Was ist schon das Burgenland? Bundesweit schaffte die SPÖ bei der letzten Nationalratswahl (nur noch) eine Million Stimmen, wobei drei Viertel aus Wien, Niederösterreich, Oberösterreich und der Steiermark kamen. Das Burgenland fiel ebenso wenig ins Gewicht wie Tirol, Salzburg, geschweige denn Vorarlberg. Verzichtbar ist es für die Partei jedoch nicht. Zum einen ist sie im Burgenland in Relation zur dortigen Bevölkerung sehr stark und stellt auch den Landeshauptmann (was sie sonst nur in Wien und Kärnten tut). Zum anderen geht es letztlich um viel mehr, nämlich darum, ob oder wie es der Sozialdemokratie insgesamt gelingen kann, im ländlichen Raum zu punkten.

Die Konflikte haben sich zuletzt zugespitzt zwischen SPÖ-Bundesvorsitzender Pamela Rendi-Wagner und dem burgenländischen Landeshauptmann Hans Peter Doskozil. Vereinfacht ausgedrückt ist die strategische Ausrichtung ziemlich einfach für ihn: Neben der SPÖ darf nicht zu viel Platz bleiben für eine populistische Partei. Daher lässt er Freiheitlichen wenig Spielraum, wenn es um Sicherheit, Flucht und Migration geht. Oder auch Soziales.

Oder zunehmend auch die Pandemie. Dass er die Einführung einer Impfpflicht per 1. Februar auf einer LH-Konferenz am Achensee im vergangenen Herbst mitbeschlossen hat, hindert ihn nicht daran, sie in der Form zu „überdenken“, wie sie nun schon länger als Begutachtungsentwurf in der Pipeline liegt und auch von der Bundes-SPÖ akzeptiert wird. Doskozil befürchtet wohl, dass die Umsetzung mehr und mehr zu einer Katastrophe werden könnte für alle, die dahinterstehen – und dass die FPÖ von Herbert Kickl am Ende nur gewinnen wird.

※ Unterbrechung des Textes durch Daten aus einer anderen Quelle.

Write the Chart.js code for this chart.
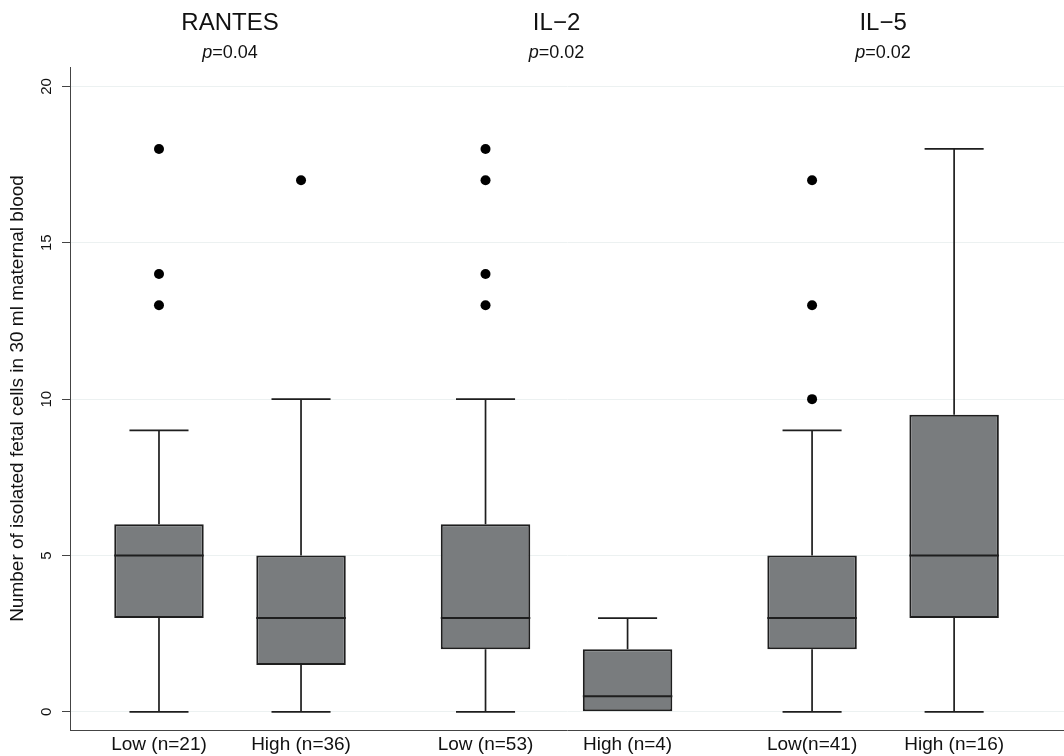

Unabhängig davon hat Pamela Rendi-Wagner vor einigen Monaten begonnen, unverblümt zu sagen, was sie vom Burgenländer und dessen Verhaltenswesen hält. Dass er unlängst einem Klausurtreffen von Parteigranden ferngeblieben ist, bezeichnet sie als „unsolidarisch“. Damit erntet sie Applaus bei vielen, die Doskozil ablehnen; in der Partei und darüber hinaus. Man kann sogar sagen, dass ihr der Burgenländer insofern nützlich ist, als er ihr hilft, sich ein Profil zu erarbeiten und gerne auch Härte zu demonstrieren.

Die Ablehnung des Doskozil-Kurses ist eine Botschaft: Im Unterschied zur (türkisen) ÖVP hat die Bundes-SPÖ nicht vor, als bessere FPÖ zu punkten. Allerdings kann das nicht alles sein. Will die Partei von sich aus erfolgreich werden, muss sie über ein eigenes Angebot verfügen, das zum Beispiel auf das Ziel ausgerichtet ist, eine rot-grün-pinke Mehrheit zu erlangen.

Das ist insofern ein gutes Beispiel, als selbst eine solche Mehrheit nicht nur fulminante Wahlergebnisse in der Urbanität von Wien, Linz oder Innsbruck voraussetzt. Auch in ländlichen Gebieten, vom kleinen Vorarlberg bis zum noch kleineren Burgenland, sind Stimmen erforderlich. Und zwar nicht zu wenige.

Gegen Doskozil erscheint das illusorisch, mit ihm unmöglich. Das ist ein Dilemma, in dem sich die Sozialdemokratie befindet, für das Rendi-Wagner und Genossen letztlich jedoch eine Lösung finden müssen.